• [Problem]: Return the lines below exactly, from the first line to the line that contains "1.60, 1.70, 2.90];". Leave out pictures.

--- Data lines ---

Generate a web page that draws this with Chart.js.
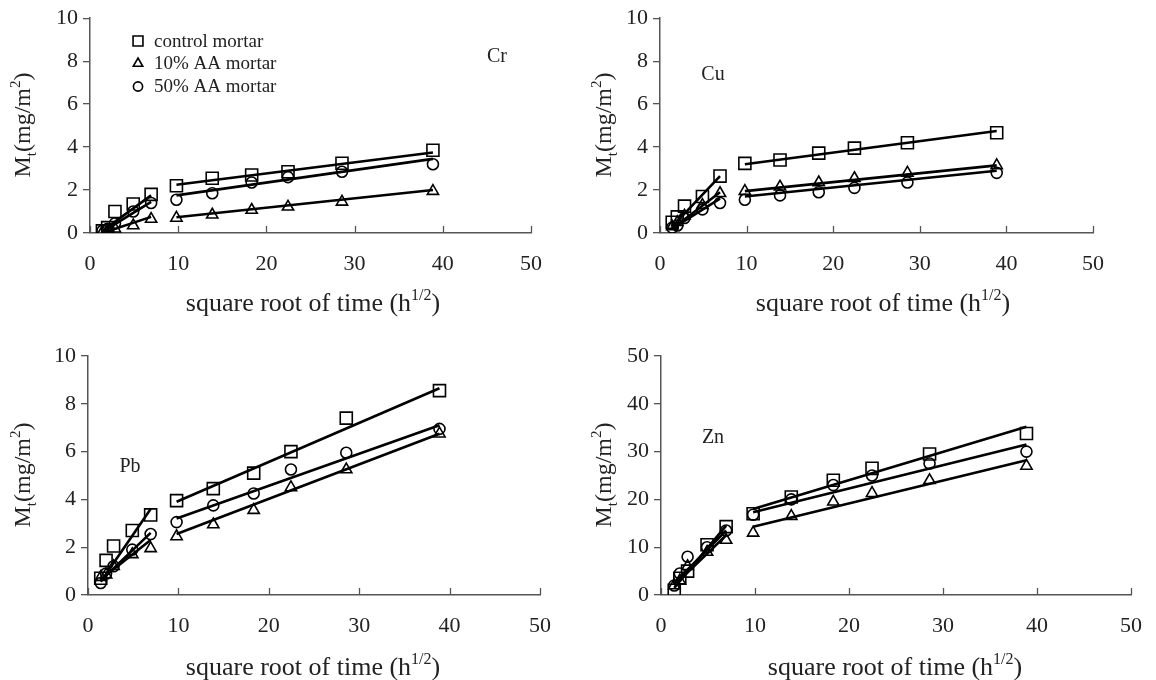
<!DOCTYPE html>
<html>
<head>
<meta charset="utf-8">
<script src="https://cdn.jsdelivr.net/npm/chart.js@4.4.1/dist/chart.umd.min.js"></script>
<style>
  html, body { margin: 0; padding: 0; background: #fff; }
  #wrap { position: relative; width: 1156px; height: 680px; overflow: hidden; }
  #wrap canvas { position: absolute; }
</style>
</head>
<body>
<div id="wrap">
  <canvas id="cr" width="578" height="320" style="left:0;top:0"></canvas>
  <canvas id="cu" width="578" height="320" style="left:578px;top:0"></canvas>
  <canvas id="pb" width="578" height="360" style="left:0;top:320px"></canvas>
  <canvas id="zn" width="578" height="360" style="left:578px;top:320px"></canvas>
</div>
<script>
// square root of time (h^1/2) for each sample
const sqrtTime = [1.41, 2.00, 2.83, 4.90, 6.93, 9.80, 13.86, 18.33, 22.45, 28.57, 38.88];
// x where the fitted lines start / end (early segment, late segment)
const fitX = [1.41, 6.93, 9.80, 38.88];

// Cr
const crControl = [0.10, 0.25, 1.00, 1.35, 1.80, 2.20, 2.55, 2.70, 2.85, 3.25, 3.85];
const crAA10    = [0.05, 0.10, 0.20, 0.35, 0.65, 0.70, 0.85, 1.07, 1.22, 1.45, 1.95];
const crAA50    = [0.10, 0.20, 0.45, 1.00, 1.40, 1.55, 1.85, 2.35, 2.60, 2.85, 3.20];
const crLineControl = [0.10, 1.75, 2.25, 3.75];
const crLineAA10    = [0.00, 0.75, 0.73, 2.00];
const crLineAA50    = [0.05, 1.45, 1.75, 3.45];

// Cu
const cuControl = [0.50, 0.75, 1.25, 1.70, 2.65, 3.24, 3.40, 3.72, 3.95, 4.20, 4.67];
const cuAA10    = [0.30, 0.50, 0.80, 1.30, 1.85, 1.95, 2.15, 2.35, 2.55, 2.80, 3.15];
const cuAA50    = [0.25, 0.35, 0.70, 1.10, 1.40, 1.55, 1.75, 1.90, 2.10, 2.35, 2.80];
const cuLineControl = [0.30, 2.65, 3.20, 4.75];
const cuLineAA10    = [0.20, 1.90, 1.95, 3.15];
const cuLineAA50    = [0.20, 1.60, 1.70, 2.90];

// Pb
const pbControl = [0.70, 1.45, 2.05, 2.70, 3.35, 3.95, 4.45, 5.10, 6.00, 7.40, 8.55];
const pbAA10    = [0.75, 0.85, 1.20, 1.70, 1.95, 2.45, 2.95, 3.55, 4.50, 5.25, 6.75];
const pbAA50    = [0.50, 0.90, 1.20, 1.90, 2.55, 3.05, 3.75, 4.25, 5.25, 5.95, 6.95];
const pbLineControl = [0.55, 3.60, 3.90, 8.65];
const pbLineAA10    = [0.65, 2.30, 2.55, 6.75];
const pbLineAA50    = [0.60, 2.60, 3.20, 7.10];

// Zn
const znControl = [1.0, 3.5, 5.0, 10.5, 14.3, 17.0, 20.5, 24.0, 26.5, 29.5, 33.8];
const znAA10    = [2.0, 3.0, 6.0,  9.0, 11.5, 13.0, 16.5, 19.5, 21.3, 24.0, 27.0];
const znAA50    = [2.0, 4.5, 8.0, 10.0, 13.5, 16.8, 20.0, 23.0, 25.0, 27.5, 30.0];
const znLineControl = [1.5, 14.5, 18.0, 35.2];
const znLineAA10    = [2.0, 12.5, 14.3, 28.2];
const znLineAA50    = [2.5, 13.5, 17.3, 31.5];

const seriesNames = ['control mortar', '10% AA mortar', '50% AA mortar'];

const SERIF = '"Liberation Serif", "DejaVu Serif", serif';
const INK = '#222';
const AXIS = '#555';

// layout of each panel, canvas-local pixels
const PANELS = {
  cr: { yw: 90, top: 18, right: 47, xh: 87, ymax: 10, ystep: 2, label: 'Cr', lx: 497, ly: 57,
        ytx: 22, yty: 125, xtx: 313, xty: 303, legend: true },
  cu: { yw: 82, top: 18, right: 63, xh: 87, ymax: 10, ystep: 2, label: 'Cu', lx: 135, ly: 75,
        ytx: 25, yty: 125, xtx: 305, xty: 303 },
  pb: { yw: 88, top: 36, right: 38, xh: 85, ymax: 10, ystep: 2, label: 'Pb', lx: 130, ly: 147,
        ytx: 22, yty: 155, xtx: 313, xty: 347 },
  zn: { yw: 83, top: 36, right: 25, xh: 85, ymax: 50, ystep: 10, label: 'Zn', lx: 135, ly: 118,
        ytx: 25, yty: 155, xtx: 317, xty: 347 },
};

const MARKERS = [
  { style: 'rect', radius: 8.5 },
  { style: 'triangle', radius: 6.5 },
  { style: 'circle', radius: 5.5 },
];

function points(ys) {
  return sqrtTime.map((x, i) => ({ x, y: ys[i] }));
}

function fitLine(ys) {
  // two straight segments, broken between the early and late samples
  return [
    { x: fitX[0], y: ys[0] }, { x: fitX[1], y: ys[1] },
    { x: 8.4, y: null },
    { x: fitX[2], y: ys[2] }, { x: fitX[3], y: ys[3] },
  ];
}

// draws text pieces with sub/superscripts, centred on 0,0 of current transform
function richText(ctx, parts) {
  let total = 0;
  parts.forEach(p => {
    ctx.font = p.size + 'px ' + SERIF;
    p.w = ctx.measureText(p.t).width;
    total += p.w;
  });
  let x = -total / 2;
  ctx.textBaseline = 'alphabetic';
  ctx.textAlign = 'left';
  parts.forEach(p => {
    ctx.font = p.size + 'px ' + SERIF;
    ctx.fillText(p.t, x, 8 + (p.dy || 0));
    x += p.w;
  });
}

function drawMarker(ctx, style, x, y, r) {
  ctx.save();
  ctx.fillStyle = 'rgba(0,0,0,0)';
  ctx.strokeStyle = '#000';
  ctx.lineWidth = 1.6;
  Chart.helpers.drawPoint(ctx, { pointStyle: style, radius: r, rotation: 0, borderWidth: 1.6 }, x, y);
  ctx.restore();
}

const decoPlugin = {
  id: 'deco',
  afterDraw(chart) {
    const p = PANELS[chart.canvas.id];
    const ctx = chart.ctx;
    const xs = chart.scales.x;
    ctx.save();

    // x ticks point inwards
    ctx.strokeStyle = AXIS;
    ctx.lineWidth = 1.3;
    xs.ticks.forEach(t => {
      const px = Math.round(xs.getPixelForValue(t.value)) + 0.5;
      ctx.beginPath();
      ctx.moveTo(px, xs.top);
      ctx.lineTo(px, xs.top - 7);
      ctx.stroke();
    });

    ctx.fillStyle = INK;

    // y title
    ctx.save();
    ctx.translate(p.ytx, p.yty);
    ctx.rotate(-Math.PI / 2);
    richText(ctx, [
      { t: 'M', size: 24 },
      { t: 't', size: 15, dy: 6 },
      { t: '(mg/m', size: 24 },
      { t: '2', size: 15, dy: -10 },
      { t: ')', size: 24 },
    ]);
    ctx.restore();

    // x title
    ctx.save();
    ctx.translate(p.xtx, p.xty);
    richText(ctx, [
      { t: 'square root of time (h', size: 26 },
      { t: '1/2', size: 16, dy: -11 },
      { t: ')', size: 26 },
    ]);
    ctx.restore();

    // element label
    ctx.font = '20px ' + SERIF;
    ctx.textAlign = 'center';
    ctx.textBaseline = 'middle';
    ctx.fillText(p.label, p.lx, p.ly);

    if (p.legend) {
      const rows = [41, 63.5, 86.5];
      const rad = [7, 5.5, 4.6];
      seriesNames.forEach((name, i) => {
        drawMarker(ctx, MARKERS[i].style, 138, rows[i], rad[i]);
        ctx.fillStyle = INK;
        ctx.font = '19px ' + SERIF;
        ctx.textAlign = 'left';
        ctx.textBaseline = 'middle';
        ctx.fillText(name, 154, rows[i] + 1);
      });
    }
    ctx.restore();
  }
};

function makePanel(id, marks, lines) {
  const p = PANELS[id];
  const datasets = [];
  marks.forEach((ys, i) => {
    datasets.push({
      label: seriesNames[i],
      data: points(ys),
      showLine: false,
      pointStyle: MARKERS[i].style,
      pointRadius: MARKERS[i].radius,
      pointBorderColor: '#000',
      pointBackgroundColor: 'rgba(0,0,0,0)',
      pointBorderWidth: 1.6,
    });
  });
  lines.forEach((ys, i) => {
    datasets.push({
      label: seriesNames[i] + ' fit',
      data: fitLine(ys),
      showLine: true,
      spanGaps: false,
      borderColor: '#000',
      borderWidth: 2.6,
      pointRadius: 0,
      fill: false,
    });
  });

  const tickFont = { family: SERIF, size: 22 };

  return new Chart(document.getElementById(id), {
    type: 'scatter',
    data: { datasets },
    options: {
      responsive: false,
      animation: false,
      events: [],
      layout: { padding: { top: p.top, right: p.right, left: 0, bottom: 0 } },
      plugins: { legend: { display: false }, tooltip: { enabled: false } },
      scales: {
        x: {
          type: 'linear', min: 0, max: 50,
          ticks: { stepSize: 10, font: tickFont, color: INK, padding: 10, maxRotation: 0 },
          grid: { display: false },
          border: { display: true, color: AXIS, width: 1.5 },
          afterFit: s => { s.height = p.xh; },
        },
        y: {
          type: 'linear', min: 0, max: p.ymax,
          ticks: { stepSize: p.ystep, font: tickFont, color: INK, padding: 5 },
          grid: { drawOnChartArea: false, drawTicks: true, tickLength: 7, color: AXIS, lineWidth: 1.3 },
          border: { display: true, color: AXIS, width: 1.5 },
          afterFit: s => { s.width = p.yw; },
        }
      }
    },
    plugins: [decoPlugin]
  });
}

makePanel('cr', [crControl, crAA10, crAA50], [crLineControl, crLineAA10, crLineAA50]);
makePanel('cu', [cuControl, cuAA10, cuAA50], [cuLineControl, cuLineAA10, cuLineAA50]);
makePanel('pb', [pbControl, pbAA10, pbAA50], [pbLineControl, pbLineAA10, pbLineAA50]);
makePanel('zn', [znControl, znAA10, znAA50], [znLineControl, znLineAA10, znLineAA50]);
</script>
</body>
</html>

---

• [Response to this exercise]:
Generate a web page that draws this with Chart.js.
<!DOCTYPE html>
<html>
<head>
<meta charset="utf-8">
<script src="https://cdn.jsdelivr.net/npm/chart.js@4.4.1/dist/chart.umd.min.js"></script>
<style>
  html, body { margin: 0; padding: 0; background: #fff; }
  #wrap { position: relative; width: 1156px; height: 680px; overflow: hidden; }
  #wrap canvas { position: absolute; }
</style>
</head>
<body>
<div id="wrap">
  <canvas id="cr" width="578" height="320" style="left:0;top:0"></canvas>
  <canvas id="cu" width="578" height="320" style="left:578px;top:0"></canvas>
  <canvas id="pb" width="578" height="360" style="left:0;top:320px"></canvas>
  <canvas id="zn" width="578" height="360" style="left:578px;top:320px"></canvas>
</div>
<script>
// square root of time (h^1/2) for each sample
const sqrtTime = [1.41, 2.00, 2.83, 4.90, 6.93, 9.80, 13.86, 18.33, 22.45, 28.57, 38.88];
// x where the fitted lines start / end (early segment, late segment)
const fitX = [1.41, 6.93, 9.80, 38.88];

// Cr
const crControl = [0.10, 0.25, 1.00, 1.35, 1.80, 2.20, 2.55, 2.70, 2.85, 3.25, 3.85];
const crAA10    = [0.05, 0.10, 0.20, 0.35, 0.65, 0.70, 0.85, 1.07, 1.22, 1.45, 1.95];
const crAA50    = [0.10, 0.20, 0.45, 1.00, 1.40, 1.55, 1.85, 2.35, 2.60, 2.85, 3.20];
const crLineControl = [0.10, 1.75, 2.25, 3.75];
const crLineAA10    = [0.00, 0.75, 0.73, 2.00];
const crLineAA50    = [0.05, 1.45, 1.75, 3.45];

// Cu
const cuControl = [0.50, 0.75, 1.25, 1.70, 2.65, 3.24, 3.40, 3.72, 3.95, 4.20, 4.67];
const cuAA10    = [0.30, 0.50, 0.80, 1.30, 1.85, 1.95, 2.15, 2.35, 2.55, 2.80, 3.15];
const cuAA50    = [0.25, 0.35, 0.70, 1.10, 1.40, 1.55, 1.75, 1.90, 2.10, 2.35, 2.80];
const cuLineControl = [0.30, 2.65, 3.20, 4.75];
const cuLineAA10    = [0.20, 1.90, 1.95, 3.15];
const cuLineAA50    = [0.20, 1.60, 1.70, 2.90];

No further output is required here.